- **STATED TASK**: Go through the listing beneath this task and return every line that carries the string "matplotlib".

- **INFORMATION SHOWN**:
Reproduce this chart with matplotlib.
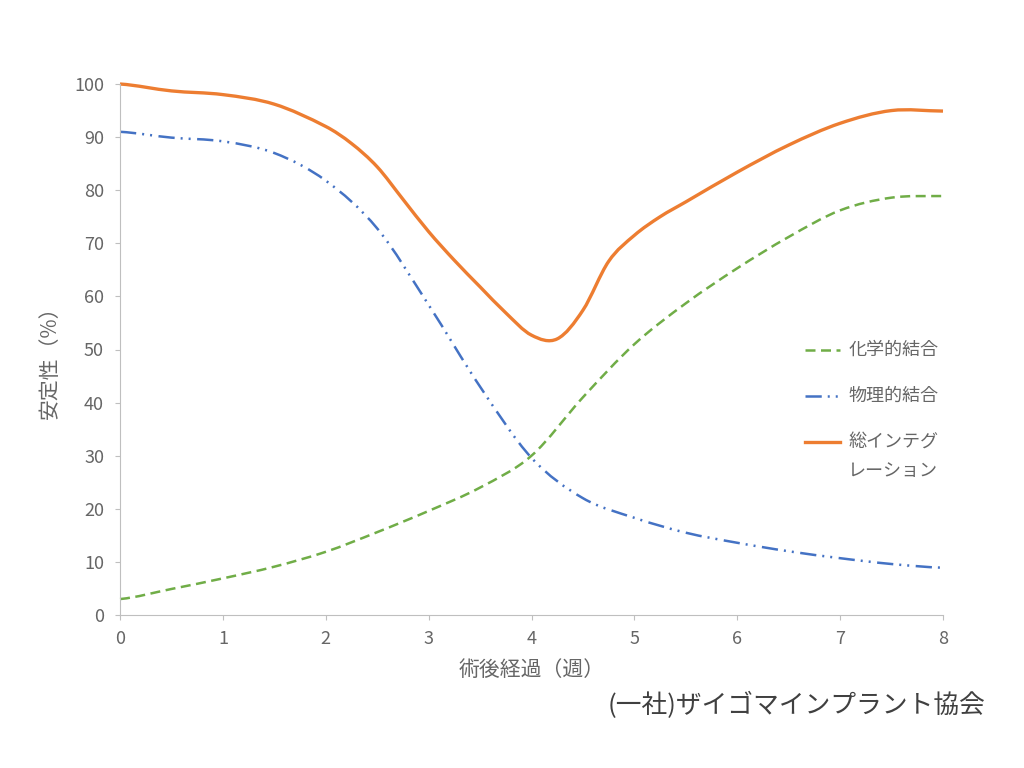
import numpy as np
import matplotlib
matplotlib.use('Agg')
import matplotlib.pyplot as plt
from matplotlib.path import Path
from matplotlib.patches import PathPatch
from matplotlib.lines import Line2D

plt.rcParams['font.family'] = ['Noto Sans CJK JP', 'DejaVu Sans']

# values (weeks after surgery, stability %)
weeks = [0, 0.5, 1, 1.5, 2, 2.5, 3, 3.5, 4, 4.5, 5, 5.5, 6, 6.5, 7, 7.5, 8]
chemical = [3, 4.9, 6.9, 9.1, 11.9, 15.6, 19.6, 24, 30, 41, 51, 58.7, 65.3, 71.2, 76.2, 78.6, 78.9]
physical = [91, 89.9, 89.2, 87, 81.8, 72.8, 58.4, 43, 29.6, 22, 18.3, 15.5, 13.6, 12, 10.7, 9.6, 8.9]

# the total curve bends sharply between weeks 2 and 5, so it was read more finely there
weeks_total = [0, 0.5, 1, 1.5, 2, 2.25, 2.5, 2.75, 3, 3.25, 3.5, 3.75, 4, 4.25, 4.5, 4.75,
               5, 5.25, 5.5, 6, 6.5, 7, 7.5, 8]
total = [100, 98.7, 98, 96.2, 92, 88.8, 84.4, 78.3, 72.2, 66.8, 61.8, 56.9, 52.7, 52.0, 57.4, 66.6,
         71.5, 75.0, 77.8, 83.4, 88.5, 92.6, 95, 94.9]

labels = ['化学的結合', '物理的結合', '総インテグ\nレーション']
colors = ['#70AD47', '#4472C4', '#ED7D31']
widths = [1.8, 1.8, 2.4]
styles = [(0, (4, 2.2)), (0, (6.5, 2.4, 0.8, 2.4, 0.8, 2.6)), 'solid']

x_label = '術後経過（週）'
y_label = '安定性（%）'
credit = '(一社)ザイゴマインプラント協会'

grey = '#666666'
axis_grey = '#BFBFBF'


def smooth_path(xs, ys):
    # excel-like smoothed line: cardinal spline (x-parameterised) as cubic beziers
    x = np.asarray(xs, float)
    y = np.asarray(ys, float)
    n = len(x)
    m = np.zeros(n)
    m[1:-1] = (y[2:] - y[:-2]) / (x[2:] - x[:-2])
    m[0] = (y[1] - y[0]) / (x[1] - x[0]) / 2
    m[-1] = (y[-1] - y[-2]) / (x[-1] - x[-2]) / 2
    verts = [(x[0], y[0])]
    codes = [Path.MOVETO]
    for i in range(n - 1):
        h = x[i + 1] - x[i]
        verts += [(x[i] + h / 3, y[i] + m[i] * h / 3),
                  (x[i + 1] - h / 3, y[i + 1] - m[i + 1] * h / 3),
                  (x[i + 1], y[i + 1])]
        codes += [Path.CURVE4] * 3
    return Path(verts, codes)


fig = plt.figure(figsize=(10.24, 7.68), dpi=100)
ax = fig.add_axes([120 / 1024, 1 - 615 / 768, 823 / 1024, 531 / 768])

series = [(weeks, chemical), (weeks, physical), (weeks_total, total)]
for (xs, ys), c, lw, ls in zip(series, colors, widths, styles):
    patch = PathPatch(smooth_path(xs, ys), facecolor='none', edgecolor=c,
                      lw=lw, linestyle=ls, clip_on=False, capstyle='butt')
    ax.add_patch(patch)

ax.set_xlim(0, 8)
ax.set_ylim(0, 100)
ax.set_xticks(range(0, 9))
ax.set_yticks(range(0, 101, 10))

for s in ['top', 'right']:
    ax.spines[s].set_visible(False)
for s in ['left', 'bottom']:
    ax.spines[s].set_color(axis_grey)
ax.tick_params(colors=axis_grey, labelcolor=grey, labelsize=13, length=3.5)
ax.tick_params(axis='x', pad=7)
ax.tick_params(axis='y', pad=8)

ax.set_xlabel(x_label, fontsize=15, color=grey)
ax.xaxis.set_label_coords(0.5, -0.083)
ax.set_ylabel(y_label, fontsize=15, color=grey)
ax.yaxis.set_label_coords(-0.072, 0.485)

# legend, laid out like the original (handle next to the first text line)
leg_y = [0.499, 0.412, 0.326]
for y, lab, c, lw, ls in zip(leg_y, labels, colors, widths, styles):
    ax.add_line(Line2D([0.832, 0.875], [y, y], transform=ax.transAxes, color=c,
                       lw=lw, linestyle=ls, clip_on=False))
    ax.text(0.885, y + 0.018, lab, transform=ax.transAxes, fontsize=13,
            color=grey, va='top', ha='left', linespacing=1.8)

fig.text(0.962, 0.082, credit, fontsize=18.5, color='#404040', ha='right', va='center')

fig.savefig('out.png', dpi=100)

- **RESULT**:
Reproduce this chart with matplotlib.
import matplotlib
matplotlib.use('Agg')
import matplotlib.pyplot as plt
from matplotlib.path import Path
from matplotlib.patches import PathPatch
from matplotlib.lines import Line2D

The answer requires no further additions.